Let’s make the question a bit concrete. What would be the largest point from a scatter plot below? Thirty random bivariate data were generated from bivariate normal distribution (mu=[1,1], sigma=[[1,-.9],[-.9,1]]). If you have applied your rule of assigning ranks to some largest or smallest points, could you continue to apply it to all data points? Once you’ve done it, shift your data w.r.t. the mean (not mu; although I told you mu, data do not tell what true mu is but we can estimate mu and assign uncertainty on that estimate via various methods, beyond computing sample standard deviation or traditional chi-square methods for more complex data and models. Mean, a solution to the chi-square method or a least square method to the hypothesis (model) mu=\bar{X}, is only one estimator among many estimators) and rotate them clock-wise by 90 degrees. Does each point preserve the same rank when you apply your ranking method to the shifted and rotated multivariate data?

First, if you think about coordinate-wise ranking, you’ll find out that two sets of ranks are not matching. Additional questions I like to add are, which axis you would consider first? X or Y? and how to handle ties in one coordinate (since bivariate normal, a continuous distribution, the chance of ties is zero but real data often show ties).

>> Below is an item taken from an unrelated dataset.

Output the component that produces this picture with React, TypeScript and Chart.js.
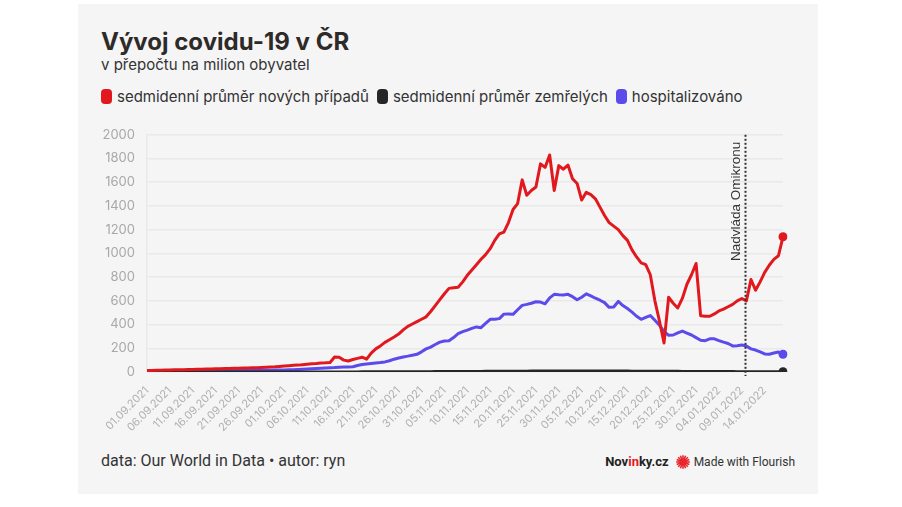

The notion of Data Depth is not employed in astronomy as well as other fields because variables have physical meaning so that multidimensional data cloud is projected onto the most important axis and from which luminosity functions/histograms are drawn to discover a trend, say a clump at a certain color or a certain redshift indicating an event, epoch, or episode in formation history. I wonder if they truly look like cluttered when they are deprojected into the original multi-dimensional space. Remember the curse of dimensionality. Even though the projected data show bumps, in multidimensional space, a hypothesis testing will conclude complete spatial randomness, or there is no clump. Consider transformations and distance metrics. Or how nearest neighbors are defined. Simply, consider mathematical distances of pairs of galaxy for statistical analysis, and these galaxies have location metrics: longitude, latitude, and redshift (3D spatial data points), and scales such as magnitudes, group names, types, shapes, and classification metrics, which cannot be used directly into computing Euclidean distance. Choices of metrics and transformation are different from mathematics and algorithmic standpoints, and from practical and astronomical viewpoints to assign ranks to data. The importance of ordering data is 1. identifying/removing outliers, 2. characterizing data distribution quickly, for example, current contour plots can be accelerated, 3. updating statistics efficiently – only looking into neighbors instead of processing whole data.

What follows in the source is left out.